И тут странная улыбка озарила вдруг лицо Гедвиги, нежный румянец окрасил ее щеки, и, не открывая глаз, она тихонько прошептала:
– Не правда ли, Юлия, ты не влюблена?
Этот вопрос принцессы как-то странно уязвил Юлию – она ощутила, что ее пронизывает внезапный ужас.
В какой девичьей груди не возникают предчувствия той страсти, которая является главным условием самого женского существования, ибо ведь только любящая женщина является женщиной в полном смысле слова! Но чистая, детская, кроткая душа не старается вникнуть в эти предчувствия, не пытается исследовать их глубже, не желая в сладострастной нескромности разоблачить ту нежную тайну, тайну, проявляющуюся лишь в то мгновение, которое предвещает некую неясную истому. Именно так было с Юлией, которая внезапно услыхала высказанным все, о чем даже думать не решалась, и, устрашенная, как будто ее уличили в каком-то грехе, который она сама ясно не осознавала, силилась сама увидеть все, что творилось в ее собственной душе.

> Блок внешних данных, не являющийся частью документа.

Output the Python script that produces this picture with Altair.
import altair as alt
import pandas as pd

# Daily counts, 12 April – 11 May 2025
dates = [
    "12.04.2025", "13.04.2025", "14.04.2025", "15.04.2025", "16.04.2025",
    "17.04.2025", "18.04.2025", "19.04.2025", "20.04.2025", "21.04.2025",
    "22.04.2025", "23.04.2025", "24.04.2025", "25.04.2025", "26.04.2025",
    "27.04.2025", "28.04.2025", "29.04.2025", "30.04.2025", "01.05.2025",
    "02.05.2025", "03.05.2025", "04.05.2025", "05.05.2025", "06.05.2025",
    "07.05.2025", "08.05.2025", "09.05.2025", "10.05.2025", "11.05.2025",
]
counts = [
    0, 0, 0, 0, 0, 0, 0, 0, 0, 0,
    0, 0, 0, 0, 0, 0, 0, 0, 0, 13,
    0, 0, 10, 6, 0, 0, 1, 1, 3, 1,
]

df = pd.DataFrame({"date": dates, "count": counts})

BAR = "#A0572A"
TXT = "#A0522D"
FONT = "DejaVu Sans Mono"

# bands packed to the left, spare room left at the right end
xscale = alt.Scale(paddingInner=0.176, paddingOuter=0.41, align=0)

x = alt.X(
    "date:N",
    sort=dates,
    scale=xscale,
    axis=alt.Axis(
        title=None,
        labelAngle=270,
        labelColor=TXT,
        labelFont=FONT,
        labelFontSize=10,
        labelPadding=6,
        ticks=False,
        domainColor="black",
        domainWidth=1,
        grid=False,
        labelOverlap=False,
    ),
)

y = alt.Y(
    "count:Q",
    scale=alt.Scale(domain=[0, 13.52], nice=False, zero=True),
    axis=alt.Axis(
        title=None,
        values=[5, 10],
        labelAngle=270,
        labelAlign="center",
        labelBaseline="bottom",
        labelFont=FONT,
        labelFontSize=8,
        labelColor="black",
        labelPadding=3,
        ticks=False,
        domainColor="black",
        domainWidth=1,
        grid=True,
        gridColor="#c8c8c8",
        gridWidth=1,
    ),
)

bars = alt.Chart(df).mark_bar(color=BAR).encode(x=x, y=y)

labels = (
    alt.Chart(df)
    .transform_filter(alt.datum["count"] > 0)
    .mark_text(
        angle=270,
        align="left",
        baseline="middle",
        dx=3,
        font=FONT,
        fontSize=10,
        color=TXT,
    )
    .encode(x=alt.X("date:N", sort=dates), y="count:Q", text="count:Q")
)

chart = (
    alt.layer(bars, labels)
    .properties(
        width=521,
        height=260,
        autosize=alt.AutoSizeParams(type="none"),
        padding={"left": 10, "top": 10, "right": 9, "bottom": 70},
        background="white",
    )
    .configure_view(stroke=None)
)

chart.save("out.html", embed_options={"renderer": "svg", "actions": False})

– Юлия, – повторила принцесса, – ты не влюблена? Признайся мне, будь искренней!
– Как странно, ты меня спрашиваешь об этом, – возразила Юлия. – Что я могу, что должна я тебе ответить?
– Говори, о, говори! – умоляла принцесса.

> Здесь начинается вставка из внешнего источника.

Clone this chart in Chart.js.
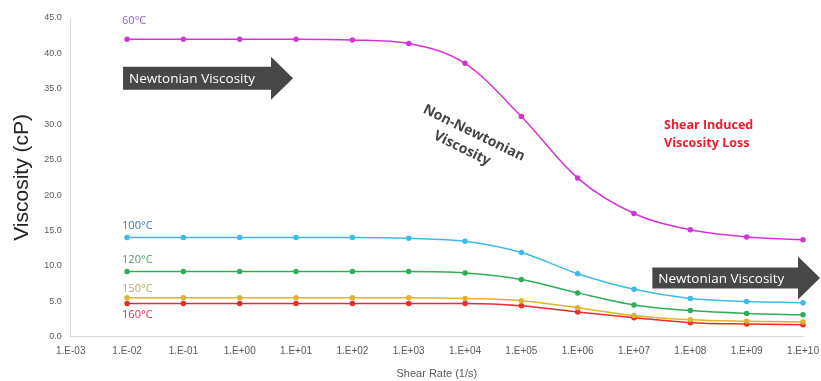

И вдруг в душе Юлии сделалось так светло, как будто бы в ней взошло солнце, и она отыскала слова, чтобы высказать то, что она явственно увидела в собственной душе.
– Что, – так начала Юлия очень серьезно и сдержанно, – что происходит в твоей душе, Гедвига, когда ты меня спрашиваешь так? Что тебе любовь, о которой ты говоришь? Не правда ли, должно чувствовать себя влекомой к любимому с непреоборимой силой, чтобы существовать и жить только мыслями о нем, чтобы отказаться ради него от всего своего «я», чтобы он один казался нам всеми стремлениями, всеми упованиями, всеми желаниями, всей вселенною? И эта страсть должна являть собой высочайшую степень блаженства? У меня кружится голова от этой высоты, ибо перед взором, брошенным оттуда, разверзается вдруг бездонная пропасть, угрожающая всеми ужасами неминуемой гибели. Нет, Гедвига, эта любовь, которая столь же ужасна, как и греховна, вовсе не охватила мою душу, и я твердо хочу верить, что душа моя вечно пребудет чистой, навеки свободной от всего этого! Но может, пожалуй, случиться, что один человек изо всех прочих возбуждает в нас высочайшее уважение, да и при выдающейся истинно мужской силе своего ума вызывает у нас глубокое восхищение. Но еще более, что мы чувствуем при его приближении, это то, что нас пронзает некое таинственное приятное чувство, оно возвышает нас в собственных глазах, нам кажется, будто наш дух и разум только теперь впервые пробуждаются, как будто бы нам тогда только впервые воссияла жизнь, и мы радуемся, когда он приходит, и печалимся, когда он уходит. Ты называешь это любовью? Ну что ж, почему бы мне не признаться тебе, что наш исчезнувший Крейслер пробудил во мне это чувство и что мне больно, когда его нет с нами.